I gol più belli della stagione del Leeds United, scelti dal Leeds United

Il fatto che una città importante come Leeds – l’area urbana di Leeds-Bradford è la quarta più popolosa d’Inghilterra con i suoi 1,7 milioni di abitanti – e un club storico come il Leeds United abbiano avuto bisogno di Bielsa e di una nuova identità per poter tornare quantomeno in Premier League – il Telegraph ha scritto che il tecnico argentino «è riuscito a ricostruito un “Dirty Leeds” diverso, che ora rende finalmente orgogliosa la città» – dice tanto, se non tutto, sulla necessità di fare calcio secondo un certo modello di business sportivo, che vada oltre la superficie, che riesca a scavare in profondità. Bielsa, più o meno come Klopp al Liverpool, si è rivelato l’uomo giusto – grazie alle sue doti, al suo carisma, alla sua influenza – per avviare e ispirare la rinascita, per indirizzare e completare la prima parte della missione.

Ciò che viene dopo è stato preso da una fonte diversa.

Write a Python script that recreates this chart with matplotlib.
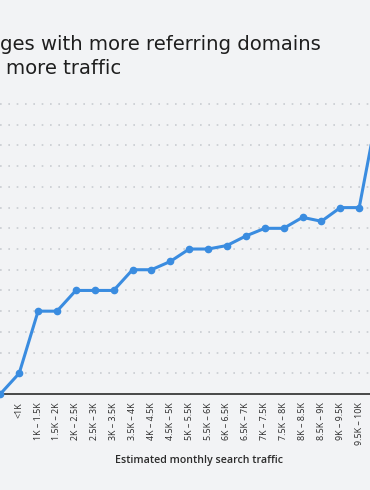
import matplotlib
matplotlib.use("Agg")
import matplotlib.pyplot as plt

# ---------- Data (in gridline units) ----------
traffic_bins = ["", "<1K", "1K – 1.5K", "1.5K – 2K", "2K – 2.5K", "2.5K – 3K",
                "3K – 3.5K", "3.5K – 4K", "4K – 4.5K", "4.5K – 5K", "5K – 5.5K",
                "5.5K – 6K", "6K – 6.5K", "6.5K – 7K", "7K – 7.5K", "7.5K – 8K",
                "8K – 8.5K", "8.5K – 9K", "9K – 9.5K", "9.5K – 10K", "10K+"]
referring_domains = [0, 1, 4, 4, 5, 5, 5, 6, 6, 6.4, 7, 7, 7.17, 7.63, 8, 8,
                     8.53, 8.34, 9, 9, 13.8]
grid_levels = list(range(1, 15))

# title is cropped on the left in the reference, only the visible part is kept
title_line1 = "ges with more referring domains"
title_line2 = "more traffic"
x_title = "Estimated monthly search traffic"

# ---------- Style ----------
BG = "#f2f3f5"
BLUE = "#3a8ce0"
TEXT = "#2b2b2b"

W, H = 370, 490
fig = plt.figure(figsize=(W / 100, H / 100), dpi=100, facecolor=BG)

# axes spans full width, bottom at the x axis line (y=394 px)
ax_top_px, ax_bot_px = 95, 394
ax = fig.add_axes([0, (H - ax_bot_px) / H, 1, (ax_bot_px - ax_top_px) / H])
ax.set_facecolor(BG)

for g in grid_levels:
    ax.axhline(g, color="#c9ccd1", lw=1.2, linestyle=(0, (1, 4)), zorder=1)

x = list(range(len(traffic_bins)))
ax.plot(x, referring_domains, color=BLUE, lw=2.2, marker="o", markersize=4.5,
        zorder=3, clip_on=False)

for s in ["top", "right", "left"]:
    ax.spines[s].set_visible(False)
ax.spines["bottom"].set_color("#3a3a3a")
ax.spines["bottom"].set_linewidth(1.3)
ax.spines["bottom"].set_zorder(2)

ax.set_yticks([])
ax.set_xticks(x)
ax.set_xticklabels(traffic_bins, rotation=90, fontsize=6.4, color=TEXT,
                   family="Open Sans", va="top", ha="center")
ax.tick_params(axis="x", length=0, pad=6)

# limits after the ticks, so set_xticks does not widen them
step = 18.89
x0 = 0.3
ax.set_xlim(-x0 / step, (W - x0) / step)
grid_px = 20.71
ax.set_ylim(0, (ax_bot_px - ax_top_px) / grid_px)

fig.text(199 / W, 1 - 460 / H, x_title, ha="center", va="center",
         fontsize=7.7, color=TEXT, family="Open Sans", fontweight="semibold")

t1 = fig.text(0 / W, 1 - 49.5 / H, title_line1, ha="left", va="baseline",
              fontsize=14, color="#1e1e1e", family="DejaVu Sans")
t2 = fig.text(6 / W, 1 - 73.5 / H, title_line2, ha="left", va="baseline",
              fontsize=14, color="#1e1e1e", family="DejaVu Sans")

# scale the title size so line 1 ends where it does in the reference
r = fig.canvas.get_renderer()
w1 = t1.get_window_extent(r).width
size = 14 * 323 / w1
t1.set_fontsize(size)
t2.set_fontsize(size)

fig.savefig("out.png", dpi=100, facecolor=BG)
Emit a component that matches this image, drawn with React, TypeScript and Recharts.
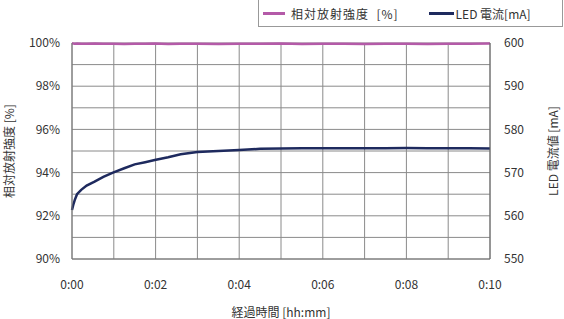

Ora tocca alla società proseguire su questa strada, e il proprietario – l’italiano Andrea Radrizzani, boss di Eleven Sports – sembra pronto a rilanciare: ha già riacquisito il controllo dello storico Elland Road dopo che il club l’aveva ceduto a causa dei debiti, ha acquistato il centro sportivo di Thorp Arch, e ora ha deciso di investire altri 25 milioni di sterline per la costruzione di una nuova struttura per gli allenamenti nei pressi dello stadio. Probabilmente è il modo migliore, più gusto, per convincere Bielsa a restare, per verificare se se la Premier League è davvero pronta all’impatto del suo Leeds United, per vedere come prosegue una delle storie calcistiche più belle e più perfette degli ultimi anni.